Operational resilience should be assessed at the workflow level. If a regional deployment wave goes live while a legacy warehouse system remains in place, can the ERP continue processing orders when an integration queue fails? Can finance close the month if one region is delayed in data synchronization? Resilience in phased deployment depends as much on process fallback design and observability as on the ERP vendor's uptime commitment.
Vendor lock-in analysis should focus on data portability, extension model dependence, implementation partner concentration, and the cost of changing integration tooling later. A tightly integrated SaaS suite may improve speed and governance, but buyers should understand the long-term implications if regional acquisitions introduce systems outside that ecosystem. Lock-in is not always negative, but it should be a deliberate tradeoff.
Executive guidance: how buyers should make the final decision
- Select the ERP based on the target migration model, not isolated feature scores
- Score vendors on coexistence capability, regional compliance fit, and integration resilience
- Model transition-state TCO separately from steady-state TCO
- Require proof of phased deployment governance, not just implementation methodology
- Validate reference scenarios that match your regional complexity and logistics operating model
- Prioritize platforms that improve operational visibility without forcing unnecessary customization
For most logistics buyers, the strongest decision framework balances three outcomes: global control, regional execution continuity, and modernization velocity. If one of those is overemphasized, the program usually underperforms. Excessive standardization can damage local service levels. Excessive flexibility can preserve fragmentation. Excessive speed can create unstable cutovers and weak adoption.

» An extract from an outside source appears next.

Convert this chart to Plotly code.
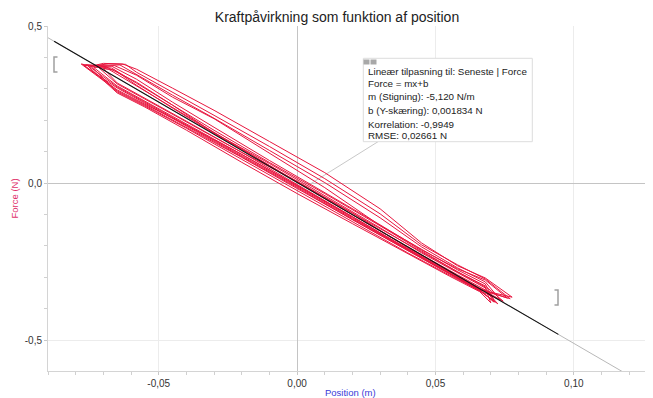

The most credible ERP choice is the one that supports repeatable regional rollout templates, disciplined data governance, measurable operational resilience, and a realistic path from coexistence to simplification. Buyers should treat ERP migration as an enterprise operating model decision, not only a software procurement event. That is especially true in logistics, where regional complexity and execution risk are structurally higher than in many other sectors.